* BEGIN Provided data *

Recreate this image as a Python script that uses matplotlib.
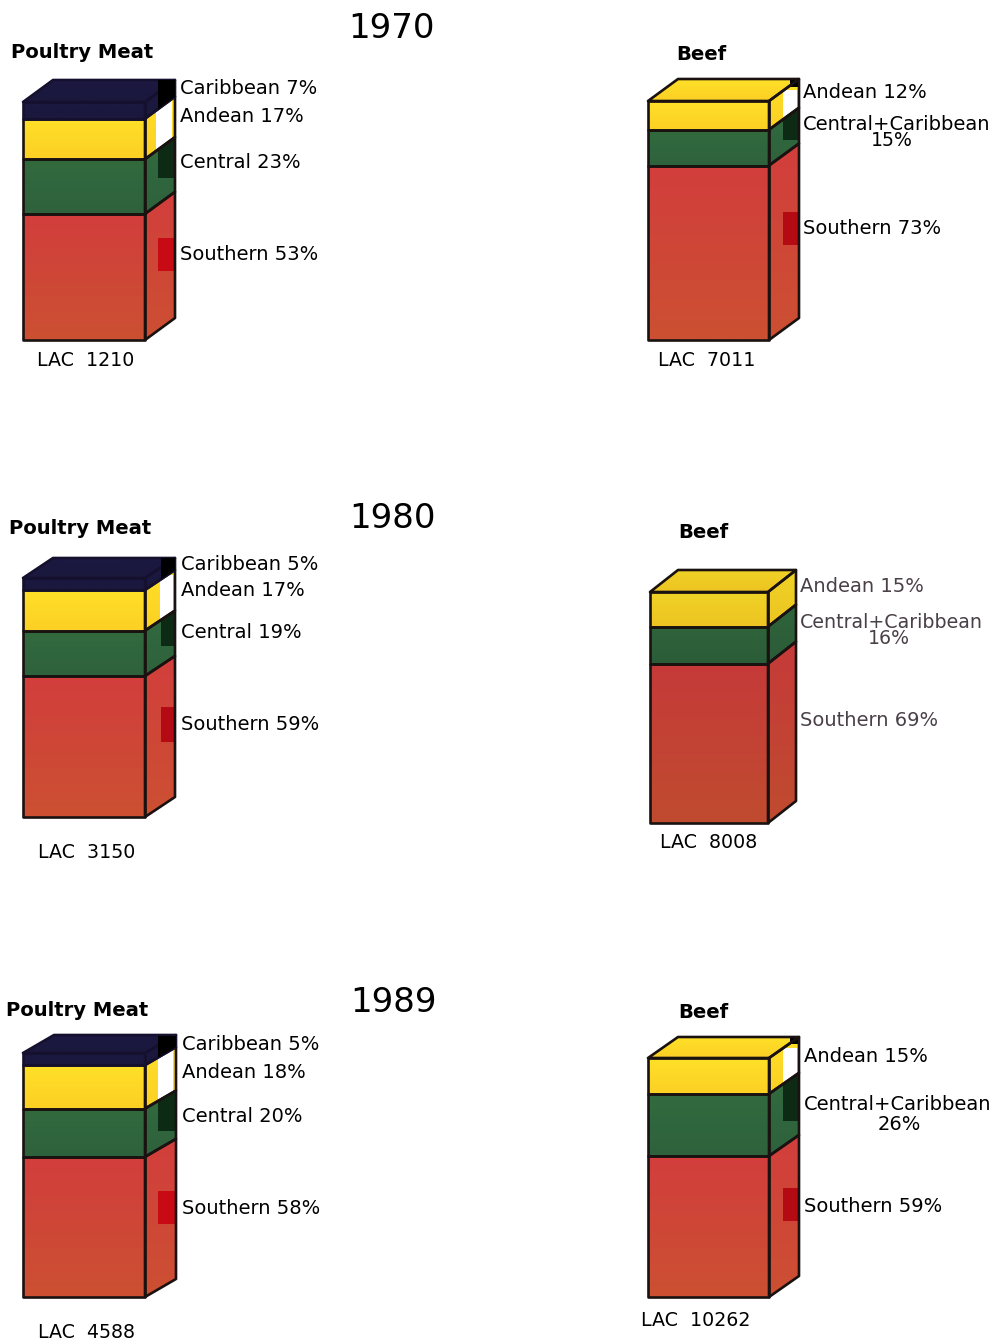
##
## Poultry meat and beef production by region, 1970/1980/1989
import numpy as np
import matplotlib
matplotlib.use('Agg')
import matplotlib.pyplot as plt
from matplotlib.patches import Polygon

##############################################################################
## data
years = ['1970', '1980', '1989']
poultry_regions = ['Southern', 'Central', 'Andean', 'Caribbean']
beef_regions = ['Southern', 'Central+Caribbean', 'Andean']

poultry_1970 = [53, 23, 17, 7]
poultry_1980 = [59, 19, 17, 5]
poultry_1989 = [58, 20, 18, 5]
beef_1970 = [73, 15, 12]
beef_1980 = [69, 16, 15]
beef_1989 = [59, 26, 15]

lac_poultry = [1210, 3150, 4588]
lac_beef = [7011, 8008, 10262]

##############################################################################
## colours: (top of gradient, bottom of gradient)
red = ((210, 62, 60), (204, 80, 50))
green = ((50, 106, 62), (46, 98, 60))
yellow = ((255, 224, 40), (252, 208, 36))
navy = ((28, 24, 66), (26, 24, 60))
poultry_cols = [red, green, yellow, navy]
beef_cols = [red, green, yellow]
line_col = '#1a1210'

W, H = 995, 1342
fig = plt.figure(figsize=(W/100., H/100.), dpi=100)
ax = fig.add_axes([0, 0, 1, 1])

##---------------------------------------------------------------------------
def clip_to(artist, poly):
    artist.set_clip_path(Polygon(poly, closed=True, transform=ax.transData))

def face(poly, c1, c2, factor=1.0, edge=line_col):
    # vertical gradient clipped to a face of the box
    pts = np.array(poly)
    g = np.linspace(0, 1, 32)[:, None, None]
    img = (np.array(c1)[None, None, :]*(1-g) + np.array(c2)[None, None, :]*g)*factor/255.
    im = ax.imshow(np.clip(img, 0, 1), extent=[pts[:, 0].min(), pts[:, 0].max(), pts[:, 1].max(), pts[:, 1].min()],
                   aspect='auto', zorder=2, interpolation='bilinear')
    clip_to(im, poly)
    ax.add_patch(Polygon(poly, closed=True, fc='none', ec=edge, lw=1.9, zorder=4, joinstyle='round'))

def box(x0, x1, bottom, top, dx, dy, shares, cols, darken=1.0):
    # stack the shares from the bottom of the front face up, returns the side faces
    scale = (bottom-top)/float(sum(shares))
    y = bottom
    sides = []
    for s, c in zip(shares, cols):
        y2 = y - s*scale
        edge = '#14102e' if c is navy else line_col
        side = [(x1, y), (x1+dx, y+dy), (x1+dx, y2+dy), (x1, y2)]
        face([(x0, y), (x1, y), (x1, y2), (x0, y2)], c[0], c[1], darken, edge)
        face(side, c[0], c[1], darken, edge)
        sides.append(side)
        y = y2
    c = cols[-1]
    edge = '#14102e' if c is navy else line_col
    face([(x0, top), (x1, top), (x1+dx, top+dy), (x0+dx, top+dy)], c[0], c[1], darken, edge)
    # top segment's side with the top face, for the chip that runs over the corner
    last = sides[-1]
    sides.append([last[0], last[1], (x1+dx, top+dy), (x0+dx, top+dy), (x0, top), (x1, top)])
    return sides

def chip(poly, x0, x1, y0, y1, col, z=3):
    for p in ax.fill([x0, x1, x1, x0], [y0, y0, y1, y1], color=col, lw=0, zorder=z):
        clip_to(p, poly)

def label(x, y, txt, **kw):
    kw.setdefault('fontsize', 14)
    ax.text(x, y, txt, ha='left', va='center', color=kw.pop('color', 'black'), zorder=6, **kw)

##---------------------------------------------------------------------------
## left column
p70 = box(23, 145, 340, 102, 30, -22, poultry_1970, poultry_cols)
p80 = box(23, 145, 817, 578, 30, -20, poultry_1980, poultry_cols)
p89 = box(23, 145, 1297, 1053, 31, -18, poultry_1989, poultry_cols)
## right column
b70 = box(648, 769, 340, 101, 30, -22, beef_1970, beef_cols)
b80 = box(650, 768, 823, 592, 28, -22, beef_1980, beef_cols, darken=0.94)
b89 = box(648, 769, 1297, 1058, 30, -21, beef_1989, beef_cols)

## legend chips on the side of the boxes
dark_green = '#0c2a14'
chip(p70[4], 158, 175, 79, 125, 'black', z=5)
chip(p70[2], 156, 172, 95, 150, 'white')
chip(p70[1], 158, 175, 130, 178, dark_green)
chip(p70[0], 158, 175, 238, 271, '#c80a14')
chip(p80[4], 161, 175, 558, 600, 'black', z=5)
chip(p80[2], 160, 173, 575, 625, 'white')
chip(p80[1], 161, 175, 605, 646, dark_green)
chip(p80[0], 161, 175, 707, 742, '#b40a14')
chip(p89[4], 158, 176, 1036, 1072, 'black', z=5)
chip(p89[2], 158, 173, 1050, 1110, 'white')
chip(p89[1], 158, 176, 1085, 1131, dark_green)
chip(p89[0], 158, 176, 1191, 1224, '#c80a14')
chip(b70[3], 790, 799, 79, 87, 'black')
chip(b70[2], 783, 797, 90, 125, 'white')
chip(b70[1], 783, 799, 100, 140, dark_green)
chip(b70[0], 783, 799, 212, 245, '#b40a14')
chip(b89[3], 790, 799, 1037, 1044, 'black')
chip(b89[2], 783, 797, 1048, 1090, 'white')
chip(b89[1], 783, 799, 1060, 1121, dark_green)
chip(b89[0], 783, 799, 1188, 1221, '#b40a14')

##---------------------------------------------------------------------------
## text
for yr, x, y in zip(years, [348, 349, 350], [28, 518, 1003]):
    ax.text(x, y, yr, fontsize=24.5, ha='left', va='center', color='black')
for x, y in zip([11, 9, 6], [53, 528, 1011]):
    label(x, y, 'Poultry Meat', fontsize=14.1, fontweight='bold')
for x, y in zip([676, 678, 678], [54, 533, 1013]):
    label(x, y, 'Beef', fontsize=14.1, fontweight='bold')
for n, x, y in zip(lac_poultry, [37, 38, 38], [360, 852, 1332]):
    label(x, y, 'LAC  %d' % n, fontsize=13.7)
for n, x, y in zip(lac_beef, [658, 660, 641], [360, 843, 1321]):
    label(x, y, 'LAC  %d' % n, fontsize=13.7)

def region_labels(x, ys, regions, shares):
    for r, s, y in zip(regions, shares, ys):
        label(x, y, '%s %d%%' % (r, s))

region_labels(180, [254, 163, 117, 88], poultry_regions, poultry_1970)
region_labels(181, [725, 632, 590, 564], poultry_regions, poultry_1980)
region_labels(182, [1208, 1116, 1072, 1044], poultry_regions, poultry_1989)

## beef labels break the middle one over two lines
grey = '#4a4048'
label(803, 229, '%s %d%%' % (beef_regions[0], beef_1970[0]))
label(803, 124, beef_regions[1])
label(871, 141, '%d%%' % beef_1970[1], fontsize=13.6)
label(803, 93, '%s %d%%' % (beef_regions[2], beef_1970[2]))
label(800, 721, '%s %d%%' % (beef_regions[0], beef_1980[0]), color=grey)
label(800, 622, beef_regions[1], color=grey, fontsize=13.7)
label(868, 639, '%d%%' % beef_1980[1], color=grey, fontsize=13.6)
label(800, 586, '%s %d%%' % (beef_regions[2], beef_1980[2]), color=grey)
label(804, 1206, '%s %d%%' % (beef_regions[0], beef_1989[0]))
label(804, 1104, beef_regions[1])
label(878, 1125, '%d%%' % beef_1989[1])
label(804, 1056, '%s %d%%' % (beef_regions[2], beef_1989[2]))

ax.set_xlim(0, W)
ax.set_ylim(H, 0)
ax.axis('off')
fig.savefig('out.png', dpi=100, facecolor='white')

* END Provided data *

* [What is being asked] How many of the lines above include the string "that"? Answer with the number only.

* [Worked answer] 2